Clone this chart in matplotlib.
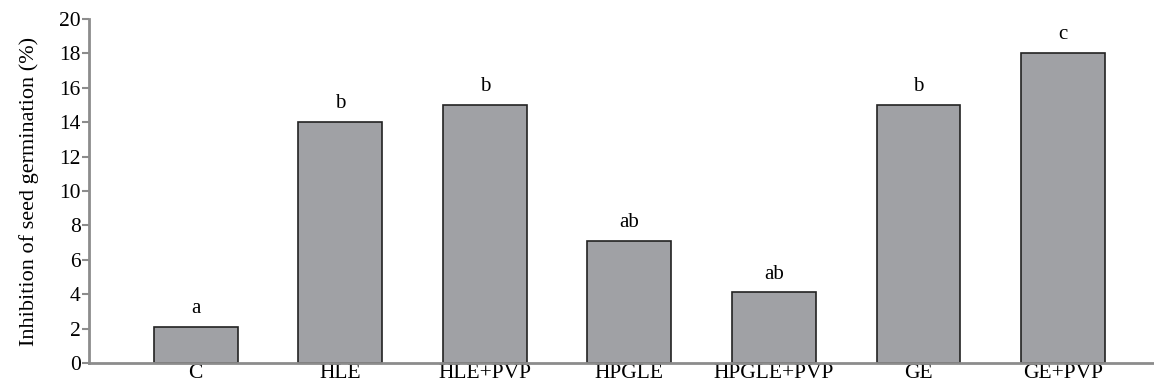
import numpy as np
import matplotlib.pyplot as plt

plt.rcParams['font.family'] = ['Liberation Serif', 'DejaVu Serif']

treatments = ["C", "HLE", "HLE+PVP", "HPGLE", "HPGLE+PVP", "GE", "GE+PVP"]
inhibition = [2.1, 14.0, 15.0, 7.1, 4.1, 15.0, 18.05]
letters = ["a", "b", "b", "ab", "ab", "b", "c"]

fig = plt.figure(figsize=(11.54, 3.87), dpi=100)
ax = fig.add_axes([0.077, 0.062, 0.923, 0.889])

x = np.arange(len(treatments))
bars = ax.bar(x, inhibition, width=0.58, color="#a0a1a5",
              edgecolor="#222222", linewidth=1.2, zorder=2)

for xi, v, lab in zip(x, inhibition, letters):
    ax.annotate(lab, xy=(xi, v), xytext=(0, 10), textcoords="offset points",
                ha="center", va="baseline", fontsize=15)

ax.set_xlim(-0.74, 6.63)
ax.set_ylim(0, 20)
ax.set_yticks(np.arange(0, 21, 2))
ax.set_xticks(x)
ax.set_xticklabels(treatments)
ax.set_ylabel("Inhibition of seed germination (%)", fontsize=16, labelpad=14)

for s in ["top", "right"]:
    ax.spines[s].set_visible(False)
for s in ["left", "bottom"]:
    ax.spines[s].set_color("#8c8c8c")
    ax.spines[s].set_linewidth(2)

ax.tick_params(axis="y", direction="out", length=5, width=1.5, color="#8c8c8c",
               labelsize=15.5, pad=1)
ax.tick_params(axis="x", length=0, labelsize=15.5, pad=1)

fig.savefig("out.png", dpi=100)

__Task description__:
Restate the material word for word from its first line through the line containing "ax.spines[s].set_linewidth(2)", both included; the pictures do not belong in it.

__Written response__:
Clone this chart in matplotlib.
import numpy as np
import matplotlib.pyplot as plt

plt.rcParams['font.family'] = ['Liberation Serif', 'DejaVu Serif']

treatments = ["C", "HLE", "HLE+PVP", "HPGLE", "HPGLE+PVP", "GE", "GE+PVP"]
inhibition = [2.1, 14.0, 15.0, 7.1, 4.1, 15.0, 18.05]
letters = ["a", "b", "b", "ab", "ab", "b", "c"]

fig = plt.figure(figsize=(11.54, 3.87), dpi=100)
ax = fig.add_axes([0.077, 0.062, 0.923, 0.889])

x = np.arange(len(treatments))
bars = ax.bar(x, inhibition, width=0.58, color="#a0a1a5",
              edgecolor="#222222", linewidth=1.2, zorder=2)

for xi, v, lab in zip(x, inhibition, letters):
    ax.annotate(lab, xy=(xi, v), xytext=(0, 10), textcoords="offset points",
                ha="center", va="baseline", fontsize=15)

ax.set_xlim(-0.74, 6.63)
ax.set_ylim(0, 20)
ax.set_yticks(np.arange(0, 21, 2))
ax.set_xticks(x)
ax.set_xticklabels(treatments)
ax.set_ylabel("Inhibition of seed germination (%)", fontsize=16, labelpad=14)

for s in ["top", "right"]:
    ax.spines[s].set_visible(False)
for s in ["left", "bottom"]:
    ax.spines[s].set_color("#8c8c8c")
    ax.spines[s].set_linewidth(2)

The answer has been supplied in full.